TASK STATEMENT ->
Do not copy the pictures. Write out the lines from the start of the entries through the line containing "var series = [eeuuAvion, eeuuAuto, ultramarAvion, total];".

RECORDED DATA ->
++++

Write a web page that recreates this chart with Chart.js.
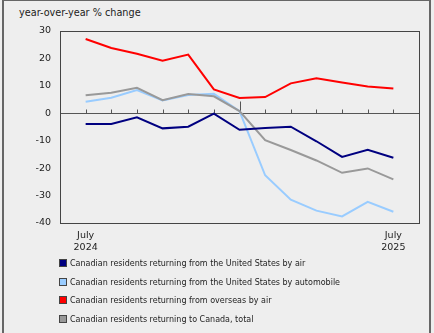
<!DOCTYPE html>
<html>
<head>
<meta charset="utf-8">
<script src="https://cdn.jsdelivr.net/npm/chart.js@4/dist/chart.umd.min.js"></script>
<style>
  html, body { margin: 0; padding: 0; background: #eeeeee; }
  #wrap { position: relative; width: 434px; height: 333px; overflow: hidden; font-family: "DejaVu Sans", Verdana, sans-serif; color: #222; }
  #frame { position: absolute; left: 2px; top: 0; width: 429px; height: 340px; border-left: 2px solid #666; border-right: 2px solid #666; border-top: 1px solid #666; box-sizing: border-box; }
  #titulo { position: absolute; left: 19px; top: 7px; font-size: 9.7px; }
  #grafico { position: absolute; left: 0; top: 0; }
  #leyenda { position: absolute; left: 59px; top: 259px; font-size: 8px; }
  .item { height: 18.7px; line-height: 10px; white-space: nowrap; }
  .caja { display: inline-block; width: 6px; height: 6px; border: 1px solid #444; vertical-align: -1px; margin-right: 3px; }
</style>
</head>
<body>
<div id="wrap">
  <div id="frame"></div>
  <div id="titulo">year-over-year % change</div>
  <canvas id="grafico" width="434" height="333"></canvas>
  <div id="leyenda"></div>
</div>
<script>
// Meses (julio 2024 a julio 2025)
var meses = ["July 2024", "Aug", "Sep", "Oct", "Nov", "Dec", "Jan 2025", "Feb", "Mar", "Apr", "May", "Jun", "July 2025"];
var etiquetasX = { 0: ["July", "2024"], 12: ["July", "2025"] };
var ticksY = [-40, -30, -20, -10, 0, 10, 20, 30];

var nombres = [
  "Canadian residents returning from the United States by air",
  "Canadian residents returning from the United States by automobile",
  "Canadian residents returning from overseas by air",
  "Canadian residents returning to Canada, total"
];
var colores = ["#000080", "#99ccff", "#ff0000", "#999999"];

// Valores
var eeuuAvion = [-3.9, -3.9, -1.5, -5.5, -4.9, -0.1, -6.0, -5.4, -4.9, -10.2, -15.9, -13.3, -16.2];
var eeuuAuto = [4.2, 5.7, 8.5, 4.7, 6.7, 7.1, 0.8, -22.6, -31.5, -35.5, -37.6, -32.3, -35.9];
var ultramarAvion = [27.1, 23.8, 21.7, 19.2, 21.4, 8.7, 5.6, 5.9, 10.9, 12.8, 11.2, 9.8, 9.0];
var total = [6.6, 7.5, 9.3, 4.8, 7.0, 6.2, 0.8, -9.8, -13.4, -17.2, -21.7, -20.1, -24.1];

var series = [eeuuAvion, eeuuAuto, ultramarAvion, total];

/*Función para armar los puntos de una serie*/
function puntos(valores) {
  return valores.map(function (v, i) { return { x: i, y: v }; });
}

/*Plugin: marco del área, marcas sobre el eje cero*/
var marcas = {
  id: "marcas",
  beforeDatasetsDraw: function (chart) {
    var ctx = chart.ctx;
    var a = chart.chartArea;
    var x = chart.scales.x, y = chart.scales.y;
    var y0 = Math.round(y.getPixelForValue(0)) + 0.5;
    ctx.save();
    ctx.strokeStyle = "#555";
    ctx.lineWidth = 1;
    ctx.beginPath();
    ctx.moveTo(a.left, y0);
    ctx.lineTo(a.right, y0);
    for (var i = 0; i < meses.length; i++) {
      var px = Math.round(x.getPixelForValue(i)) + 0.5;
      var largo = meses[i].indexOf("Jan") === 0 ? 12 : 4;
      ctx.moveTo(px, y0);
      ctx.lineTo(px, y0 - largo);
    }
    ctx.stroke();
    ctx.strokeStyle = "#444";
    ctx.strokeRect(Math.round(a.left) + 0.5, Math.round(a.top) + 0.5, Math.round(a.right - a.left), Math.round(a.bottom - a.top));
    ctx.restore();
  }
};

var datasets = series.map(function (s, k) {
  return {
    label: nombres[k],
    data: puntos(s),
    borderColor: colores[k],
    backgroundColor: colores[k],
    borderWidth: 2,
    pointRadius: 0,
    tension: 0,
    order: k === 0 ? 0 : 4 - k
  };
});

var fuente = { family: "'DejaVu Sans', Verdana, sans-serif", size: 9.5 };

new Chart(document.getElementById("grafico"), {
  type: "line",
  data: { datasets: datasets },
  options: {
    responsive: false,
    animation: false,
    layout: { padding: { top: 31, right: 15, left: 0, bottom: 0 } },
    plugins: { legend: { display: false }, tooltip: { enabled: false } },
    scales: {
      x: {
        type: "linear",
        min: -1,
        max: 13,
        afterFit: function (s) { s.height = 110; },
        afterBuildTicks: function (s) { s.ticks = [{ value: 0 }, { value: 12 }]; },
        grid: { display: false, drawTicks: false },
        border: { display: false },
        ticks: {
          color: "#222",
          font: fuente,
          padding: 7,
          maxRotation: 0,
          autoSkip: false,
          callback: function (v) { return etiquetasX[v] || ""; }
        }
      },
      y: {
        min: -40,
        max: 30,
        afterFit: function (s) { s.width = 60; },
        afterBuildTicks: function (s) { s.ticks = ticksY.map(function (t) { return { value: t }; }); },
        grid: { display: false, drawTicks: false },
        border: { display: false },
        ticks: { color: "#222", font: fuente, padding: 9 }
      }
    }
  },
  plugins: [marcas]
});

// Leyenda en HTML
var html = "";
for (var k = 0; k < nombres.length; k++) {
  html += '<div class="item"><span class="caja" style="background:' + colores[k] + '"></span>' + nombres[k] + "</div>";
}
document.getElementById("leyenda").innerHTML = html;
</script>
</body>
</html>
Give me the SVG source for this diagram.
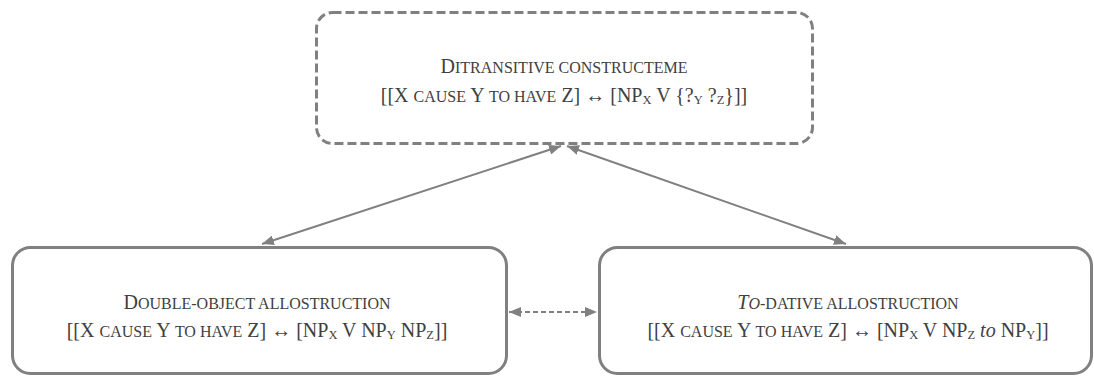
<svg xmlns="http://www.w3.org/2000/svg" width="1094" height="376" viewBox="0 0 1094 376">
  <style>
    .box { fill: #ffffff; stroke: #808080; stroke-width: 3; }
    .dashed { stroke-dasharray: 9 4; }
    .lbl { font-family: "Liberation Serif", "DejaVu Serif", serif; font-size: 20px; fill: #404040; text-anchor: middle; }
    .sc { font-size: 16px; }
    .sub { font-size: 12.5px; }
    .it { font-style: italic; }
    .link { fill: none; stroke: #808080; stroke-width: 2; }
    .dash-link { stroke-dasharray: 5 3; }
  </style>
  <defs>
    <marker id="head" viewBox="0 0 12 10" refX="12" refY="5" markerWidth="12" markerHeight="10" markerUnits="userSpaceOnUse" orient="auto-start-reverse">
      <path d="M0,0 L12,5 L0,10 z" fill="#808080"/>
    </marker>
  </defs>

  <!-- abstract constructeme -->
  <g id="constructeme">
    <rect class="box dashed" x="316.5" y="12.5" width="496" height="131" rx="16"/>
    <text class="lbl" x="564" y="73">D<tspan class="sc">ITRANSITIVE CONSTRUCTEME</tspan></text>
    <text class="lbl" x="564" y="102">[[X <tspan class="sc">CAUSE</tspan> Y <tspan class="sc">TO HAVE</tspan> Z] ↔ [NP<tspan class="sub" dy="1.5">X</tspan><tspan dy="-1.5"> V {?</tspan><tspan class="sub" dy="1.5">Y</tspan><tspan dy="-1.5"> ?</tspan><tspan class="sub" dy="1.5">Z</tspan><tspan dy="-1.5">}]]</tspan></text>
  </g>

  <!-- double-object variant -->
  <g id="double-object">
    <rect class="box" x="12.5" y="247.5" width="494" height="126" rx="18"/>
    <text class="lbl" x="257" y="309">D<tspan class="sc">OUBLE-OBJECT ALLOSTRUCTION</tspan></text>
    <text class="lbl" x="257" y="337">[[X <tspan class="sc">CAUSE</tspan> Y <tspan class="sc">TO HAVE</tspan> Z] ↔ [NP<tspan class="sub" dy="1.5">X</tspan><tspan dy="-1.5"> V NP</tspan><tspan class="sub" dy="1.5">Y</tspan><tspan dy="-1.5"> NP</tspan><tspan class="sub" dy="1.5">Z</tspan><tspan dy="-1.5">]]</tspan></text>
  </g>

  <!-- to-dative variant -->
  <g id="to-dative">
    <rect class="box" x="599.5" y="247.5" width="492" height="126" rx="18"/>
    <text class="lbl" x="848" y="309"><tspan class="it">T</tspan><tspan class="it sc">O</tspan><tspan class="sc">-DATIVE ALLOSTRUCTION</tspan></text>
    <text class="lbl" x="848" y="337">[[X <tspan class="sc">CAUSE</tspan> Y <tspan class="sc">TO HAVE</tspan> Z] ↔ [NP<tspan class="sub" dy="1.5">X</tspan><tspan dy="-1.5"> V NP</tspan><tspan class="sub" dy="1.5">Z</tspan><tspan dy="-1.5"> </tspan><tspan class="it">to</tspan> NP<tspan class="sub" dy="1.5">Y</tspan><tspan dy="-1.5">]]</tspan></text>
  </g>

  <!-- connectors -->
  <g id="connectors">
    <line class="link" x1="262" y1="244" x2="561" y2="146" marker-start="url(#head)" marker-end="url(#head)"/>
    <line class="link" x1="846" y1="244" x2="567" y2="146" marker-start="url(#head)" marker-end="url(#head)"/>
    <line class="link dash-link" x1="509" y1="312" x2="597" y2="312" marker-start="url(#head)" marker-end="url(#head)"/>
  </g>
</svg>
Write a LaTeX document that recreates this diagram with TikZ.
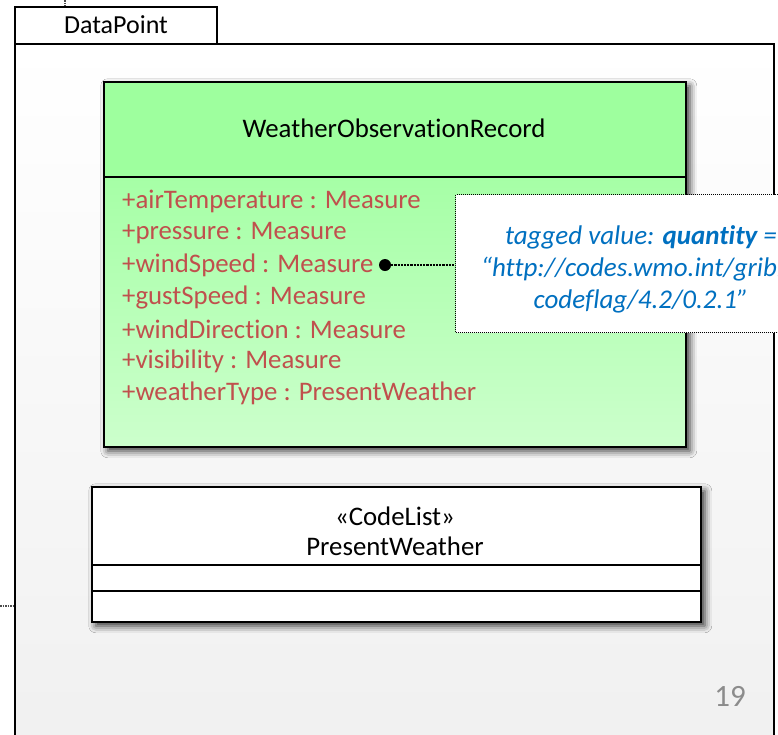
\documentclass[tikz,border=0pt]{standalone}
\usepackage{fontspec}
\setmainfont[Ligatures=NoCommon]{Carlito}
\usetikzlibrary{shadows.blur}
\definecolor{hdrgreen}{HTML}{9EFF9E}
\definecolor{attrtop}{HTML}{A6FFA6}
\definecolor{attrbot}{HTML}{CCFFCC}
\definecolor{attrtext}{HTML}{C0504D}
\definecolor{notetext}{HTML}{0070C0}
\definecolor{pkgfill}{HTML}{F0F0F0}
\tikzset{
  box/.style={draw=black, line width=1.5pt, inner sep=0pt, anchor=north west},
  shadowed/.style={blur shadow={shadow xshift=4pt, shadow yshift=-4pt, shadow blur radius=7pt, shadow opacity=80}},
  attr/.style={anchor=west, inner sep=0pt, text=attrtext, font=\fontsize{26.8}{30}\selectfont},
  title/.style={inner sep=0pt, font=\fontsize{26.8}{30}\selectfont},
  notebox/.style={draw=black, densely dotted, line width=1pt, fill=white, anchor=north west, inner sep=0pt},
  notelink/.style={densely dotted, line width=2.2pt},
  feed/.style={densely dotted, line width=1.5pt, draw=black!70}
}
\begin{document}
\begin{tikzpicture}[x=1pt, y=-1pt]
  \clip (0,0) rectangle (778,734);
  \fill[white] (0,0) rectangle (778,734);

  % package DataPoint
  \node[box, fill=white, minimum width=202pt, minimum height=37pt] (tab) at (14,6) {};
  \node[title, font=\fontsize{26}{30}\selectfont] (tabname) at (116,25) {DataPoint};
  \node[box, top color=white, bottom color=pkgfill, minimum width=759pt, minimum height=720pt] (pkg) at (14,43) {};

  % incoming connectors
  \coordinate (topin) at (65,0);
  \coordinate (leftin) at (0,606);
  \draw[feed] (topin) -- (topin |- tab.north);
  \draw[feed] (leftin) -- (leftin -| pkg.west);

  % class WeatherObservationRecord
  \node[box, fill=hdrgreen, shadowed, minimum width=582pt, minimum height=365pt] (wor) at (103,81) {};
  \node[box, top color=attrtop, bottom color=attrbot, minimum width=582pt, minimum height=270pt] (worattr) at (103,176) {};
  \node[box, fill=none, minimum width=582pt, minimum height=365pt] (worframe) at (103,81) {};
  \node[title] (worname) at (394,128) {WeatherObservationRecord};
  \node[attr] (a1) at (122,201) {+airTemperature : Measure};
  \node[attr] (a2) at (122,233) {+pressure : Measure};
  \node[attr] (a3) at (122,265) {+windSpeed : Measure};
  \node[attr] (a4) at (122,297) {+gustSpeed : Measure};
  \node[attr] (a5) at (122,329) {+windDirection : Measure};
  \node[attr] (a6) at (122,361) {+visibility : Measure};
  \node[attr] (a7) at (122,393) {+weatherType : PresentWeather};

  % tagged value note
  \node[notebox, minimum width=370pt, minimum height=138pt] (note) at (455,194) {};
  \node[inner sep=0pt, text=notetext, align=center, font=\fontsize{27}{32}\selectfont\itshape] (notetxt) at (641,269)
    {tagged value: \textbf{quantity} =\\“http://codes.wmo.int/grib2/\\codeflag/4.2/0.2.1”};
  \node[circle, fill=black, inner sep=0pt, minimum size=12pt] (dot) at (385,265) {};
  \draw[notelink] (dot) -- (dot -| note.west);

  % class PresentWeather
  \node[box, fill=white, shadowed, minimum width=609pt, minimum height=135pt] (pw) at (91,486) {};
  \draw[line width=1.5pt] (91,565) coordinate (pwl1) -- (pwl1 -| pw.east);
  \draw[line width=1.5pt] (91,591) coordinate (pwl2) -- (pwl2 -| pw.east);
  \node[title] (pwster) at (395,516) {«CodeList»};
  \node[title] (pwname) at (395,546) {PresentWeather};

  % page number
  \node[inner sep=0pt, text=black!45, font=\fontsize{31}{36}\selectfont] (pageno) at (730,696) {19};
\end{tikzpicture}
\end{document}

++++

WRITTEN SOLUTION ->
Write a web page that recreates this chart with Chart.js.
<!DOCTYPE html>
<html>
<head>
<meta charset="utf-8">
<script src="https://cdn.jsdelivr.net/npm/chart.js@4/dist/chart.umd.min.js"></script>
<style>
  html, body { margin: 0; padding: 0; background: #eeeeee; }
  #wrap { position: relative; width: 434px; height: 333px; overflow: hidden; font-family: "DejaVu Sans", Verdana, sans-serif; color: #222; }
  #frame { position: absolute; left: 2px; top: 0; width: 429px; height: 340px; border-left: 2px solid #666; border-right: 2px solid #666; border-top: 1px solid #666; box-sizing: border-box; }
  #titulo { position: absolute; left: 19px; top: 7px; font-size: 9.7px; }
  #grafico { position: absolute; left: 0; top: 0; }
  #leyenda { position: absolute; left: 59px; top: 259px; font-size: 8px; }
  .item { height: 18.7px; line-height: 10px; white-space: nowrap; }
  .caja { display: inline-block; width: 6px; height: 6px; border: 1px solid #444; vertical-align: -1px; margin-right: 3px; }
</style>
</head>
<body>
<div id="wrap">
  <div id="frame"></div>
  <div id="titulo">year-over-year % change</div>
  <canvas id="grafico" width="434" height="333"></canvas>
  <div id="leyenda"></div>
</div>
<script>
// Meses (julio 2024 a julio 2025)
var meses = ["July 2024", "Aug", "Sep", "Oct", "Nov", "Dec", "Jan 2025", "Feb", "Mar", "Apr", "May", "Jun", "July 2025"];
var etiquetasX = { 0: ["July", "2024"], 12: ["July", "2025"] };
var ticksY = [-40, -30, -20, -10, 0, 10, 20, 30];

var nombres = [
  "Canadian residents returning from the United States by air",
  "Canadian residents returning from the United States by automobile",
  "Canadian residents returning from overseas by air",
  "Canadian residents returning to Canada, total"
];
var colores = ["#000080", "#99ccff", "#ff0000", "#999999"];

// Valores
var eeuuAvion = [-3.9, -3.9, -1.5, -5.5, -4.9, -0.1, -6.0, -5.4, -4.9, -10.2, -15.9, -13.3, -16.2];
var eeuuAuto = [4.2, 5.7, 8.5, 4.7, 6.7, 7.1, 0.8, -22.6, -31.5, -35.5, -37.6, -32.3, -35.9];
var ultramarAvion = [27.1, 23.8, 21.7, 19.2, 21.4, 8.7, 5.6, 5.9, 10.9, 12.8, 11.2, 9.8, 9.0];
var total = [6.6, 7.5, 9.3, 4.8, 7.0, 6.2, 0.8, -9.8, -13.4, -17.2, -21.7, -20.1, -24.1];

var series = [eeuuAvion, eeuuAuto, ultramarAvion, total];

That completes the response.